The M Coupe gave us an adrenaline-filled week, but it's not without drawbacks. The rudimentary interface for the cabin gadgets makes it seem like the engineers, in a fit of pique over all the bad press about iDrive, only put about five minutes of work into it. And you can have much more fun with the M Coupe by turning off the overly aggressive traction control, which doesn't let you get away with anything. The suspension also felt a little rubbery where we expected a rigid sports car feel.
Test the tech: Old versus new
BMW produced a coupe version of its old Z3 roadster in limited numbers from 1999 to 2002, the inspiration for the new coupe based on the Z4. As one of our staff editors owns a 1999 Z3 Coupe, we compared the old and the new, driving them over the same twisty mountain roads and taking stock of their available equipment. Unfortunately, the 1999 Z3 Coupe is not the M version, so our M Coupe test car is much more powerful.

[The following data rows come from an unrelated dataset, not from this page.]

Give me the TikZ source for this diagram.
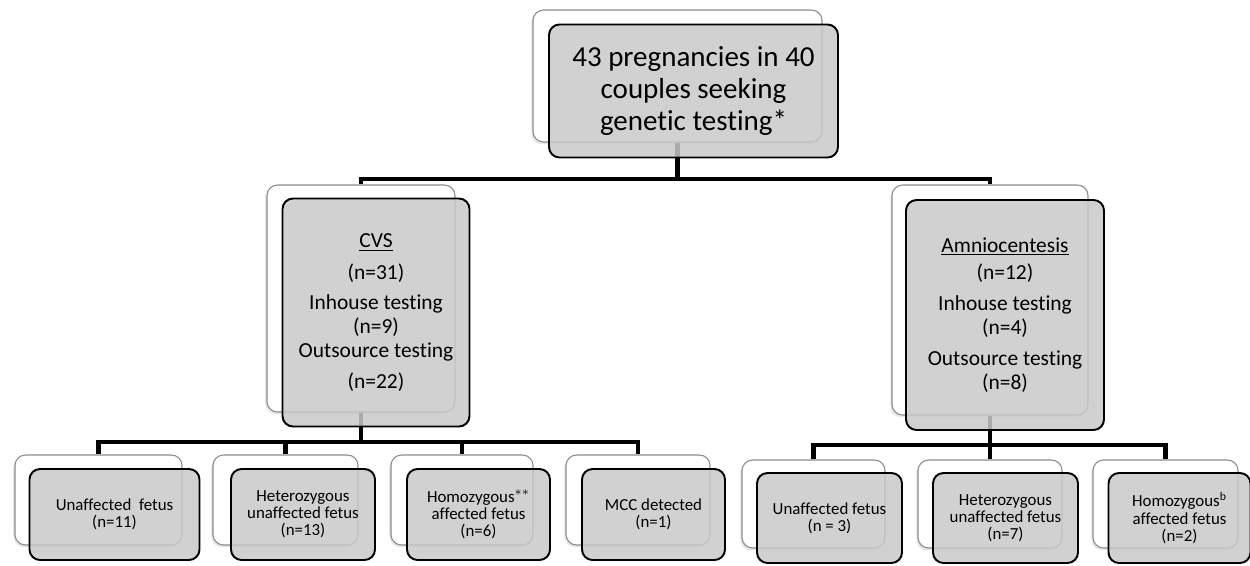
\documentclass[tikz,border=0pt]{standalone}
\usepackage{fontspec}
\setmainfont{Carlito}[Ligatures=NoCommon]
\usetikzlibrary{shadows}
\newcommand\px{0.02cm}
\tikzset{
  backbox/.style={draw=black!45, line width=0.6pt, fill=white, rounded corners=6pt,
    inner sep=0pt, drop shadow={shadow xshift=-1pt, shadow yshift=-1.2pt, opacity=0.2}},
  frontbox/.style={draw=black, line width=1.1pt, fill=black!21, fill opacity=0.85,
    text opacity=1, rounded corners=6pt, inner sep=0pt, align=center},
  conn/.style={line width=2.6pt, black},
  bigfont/.style={font=\fontsize{16.5}{18}\selectfont},
  midfont/.style={font=\fontsize{12.2}{13.6}\selectfont},
  smallfont/.style={font=\fontsize{9.6}{9.8}\selectfont},
}
\begin{document}
\begin{tikzpicture}[x=\px, y=-\px]
  \useasboundingbox (0,0) rectangle (1250,565);

  % back boxes
  \node[backbox, minimum width=289*\px, minimum height=132*\px] (topback) at (677.5,76) {};
  \node[backbox, minimum width=188*\px, minimum height=227*\px] (cvsback) at (361,298.5) {};
  \node[backbox, minimum width=196*\px, minimum height=230*\px] (amnioback) at (990,300) {};

  \node[backbox, minimum width=167*\px, minimum height=90*\px] (c1back) at (98.5,500) {};
  \node[backbox, minimum width=145*\px, minimum height=90*\px] (c2back) at (285.5,500) {};
  \node[backbox, minimum width=142*\px, minimum height=90*\px] (c3back) at (462,500) {};
  \node[backbox, minimum width=144*\px, minimum height=90*\px] (c4back) at (638,500) {};

  \node[backbox, minimum width=143*\px, minimum height=88*\px] (a1back) at (813.5,504) {};
  \node[backbox, minimum width=144*\px, minimum height=88*\px] (a2back) at (990,504) {};
  \node[backbox, minimum width=145*\px, minimum height=88*\px] (a3back) at (1165.5,504) {};

  % connectors
  \coordinate (j0) at (677.5,179);
  \draw[conn] (topback.south) -- (j0) -| (cvsback.north);
  \draw[conn] (j0) -| (amnioback.north);

  \coordinate (j1) at (361,442);
  \draw[conn] (cvsback.south) -- (j1);
  \draw[conn] (j1) -| (c1back.north);
  \draw[conn] (j1) -| (c2back.north);
  \draw[conn] (j1) -| (c3back.north);
  \draw[conn] (j1) -| (c4back.north);

  \coordinate (j2) at (990,445);
  \draw[conn] (amnioback.south) -- (a2back.north);
  \draw[conn] (a1back.north) |- (j2) -| (a3back.north);

  % front boxes
  \node[frontbox, bigfont, minimum width=289*\px, minimum height=133*\px] (top)
    at ([shift={(16,15)}]topback.center) {43 pregnancies in 40\\couples seeking\\genetic testing*};

  \node[frontbox, midfont, minimum width=187*\px, minimum height=228*\px] (cvs)
    at ([shift={(15,14)}]cvsback.center)
    {\underline{CVS}\\[4.5pt](n=31)\\[3.4pt]Inhouse testing\\(n=9)\\Outsource testing\\[4pt](n=22)};
  \node[frontbox, midfont, minimum width=198*\px, minimum height=230*\px] (amnio)
    at ([shift={(15,15)}]amnioback.center)
    {\underline{Amniocentesis}\\[1.7pt](n=12)\\[4.5pt]Inhouse testing\\(n=4)\\[4pt]Outsource testing\\(n=8)};

  \node[frontbox, smallfont, minimum width=170*\px, minimum height=91*\px] (c1)
    at ([shift={(16,14.5)}]c1back.center) {Unaffected\ \ fetus\\(n=11)};
  \node[frontbox, smallfont, minimum width=144*\px, minimum height=91*\px] (c2)
    at ([shift={(17.5,14.5)}]c2back.center) {Heterozygous\\unaffected fetus\\(n=13)};
  \node[frontbox, smallfont, minimum width=143*\px, minimum height=91*\px] (c3)
    at ([shift={(16.5,14.5)}]c3back.center) {Homozygous$^{**}$\\affected fetus\\(n=6)};
  \node[frontbox, smallfont, minimum width=143*\px, minimum height=91*\px] (c4)
    at ([shift={(15.5,14.5)}]c4back.center) {MCC detected\\(n=1)};

  \node[frontbox, smallfont, minimum width=145*\px, minimum height=90*\px] (a1)
    at ([shift={(16,14)}]a1back.center) {Unaffected fetus\\(n = 3)};
  \node[frontbox, smallfont, minimum width=145*\px, minimum height=90*\px] (a2)
    at ([shift={(15.5,14)}]a2back.center) {Heterozygous\\unaffected fetus\\(n=7)};
  \node[frontbox, smallfont, minimum width=142*\px, minimum height=90*\px] (a3)
    at ([shift={(14,14)}]a3back.center) {Homozygous\textsuperscript{b}\\affected fetus\\(n=2)};
\end{tikzpicture}
\end{document}
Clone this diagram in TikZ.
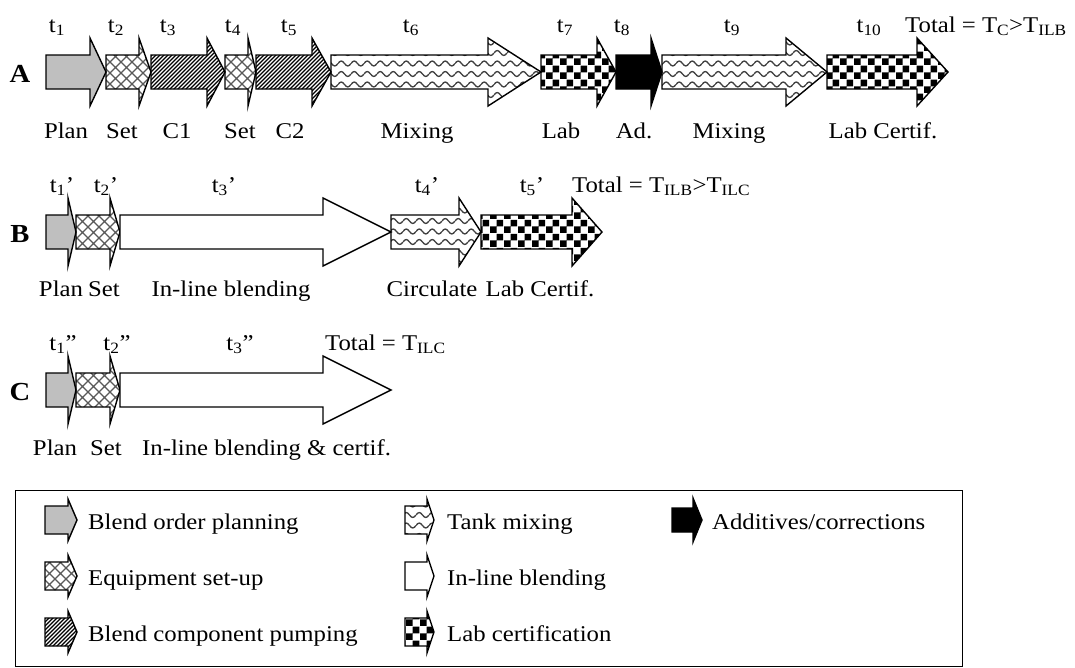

Z3 Coupes were better equipped than the Z3 roadsters as standard, complete with a nine speaker Harman-Kardon stereo system. The stereo was a single-CD player in the dash, with an optional six-disc changer mounted in the cargo area. The Z3 Coupe had a tweeter and mid in each door, plus a tweeter and mid mounted to the ceiling over the cargo area, one set on both sides. There was also a subwoofer mounted in the cargo area.
The Z4 M Coupe has the same arrangement in the doors, plus speakers mounted behind the seats and a subwoofer in its cargo area. The audio quality in the newer car is stronger, with heavier bass, but the older car has better clarity. The Z4 M Coupe has a single-CD player, too, but it handles MP3 CDs, and also has an auxiliary audio input. But then the newer car blows away the older one by also offering a navigation system and Bluetooth cell phone integration, beating it out on the cabin gadgets.
Both cars handle exceptionally well, but the steering wheel on the Z4 M Coupe is smaller and thicker, with more oversteer. We took both cars on our three favorite local roads: Tunitas Creek and Alpine in the Santa Cruz mountains, and Fairfax-Bolinas Road in Marin. We quickly found that the more modern and aggressive traction control on the Z4 M Coupe kept the rear from stepping out at all, whereas the older car could practically turn on a dime on hairpins by pushing its back tires out. When we turned off traction control in the Z4 M Coupe, we got much the same effect.
Our old Z3 Coupe uses a 2.8-liter straight six, while the new Z4 M Coupe has a 3.2-liter straight six with BMW's Double-VANOS system of variable valve timing. The slightly bigger engine produces about 140 more horsepower, a huge gain. The newer car also gets six gears over the Z3's five, but both manual transmissions had a similar shift feel. On our twisty roads, though, only second and third count. In second at 5,000rpm, the Z4 M Coupe's engine makes a very angry noise, while the Z3 Coupe has a more tenable sound.
Finally, the suspension feel of the Z4 M Coupe had a rubbery feel, where the Z3 Coupe's was sports car rigid. There is also more available cargo area in the Z3 Coupe than in the Z4 M Coupe. Some people will also prefer the more outlandish style of the older car. As a tech car, the Z4 M Coupe far outstrips the Z3 Coupe, bringing technology not generally available in cars from 1999. And the newer car will knock the older out on the straighter roads, but they run close together on the twisties.
In the cabin
The cabin of the M Coupe is appropriately tight for a two-seat sports car, but the seats have a good range of power adjustment, including vertical. The three spoke steering wheel has a thick rim, making it easy to grip. Buttons for the stereo, telephone, and voice command are mounted on the lateral spokes. The voice command system controls only the hands-free phone system, although we had significant trouble getting it to recognize our commands.
For the navigation option, BMW mounts an LCD in the dashboard that pops up when in use. This position permits a lot of glare on sunny days, making the screen difficult to read, especially through sunglasses. When you hit the menu button, the screen shows an interface that looks unfinished. It gives you options for navigation, telephone, trip information, audio settings, and system settings. This screen could use a graphic treatment. And, strangely, you can't access the stereo from this interface.
Instead of iDrive, which we last saw on the BMW 535, this system uses a menu button and combination knob-push-button. These buttons, combined with the onscreen interface, were not at all intuitive to use. But during our week with the car we managed to figure out how everything worked and grew to appreciate its simplicity. The system needs some serious refinement and better feedback onscreen.
The navigation system worked well enough, but it had some frustrating quirks. To get into the destination entry screen, you have to push the control knob in, then figure out what the various menu options mean. For example, Information takes you to the points-of-interest database and a page about Navteq, the map provider. In the Systems setting menu, you can choose full- or split-screen displays, but with full-screen enabled, route guidance won't show graphics indicating upcoming turns. We also found that, once we had arrived at a destination, the system seemed to keep computing how to get there as we drove on, albeit without voice prompts on how to get there. The system also paints the roads on your route white, which can be difficult to see on the beige background.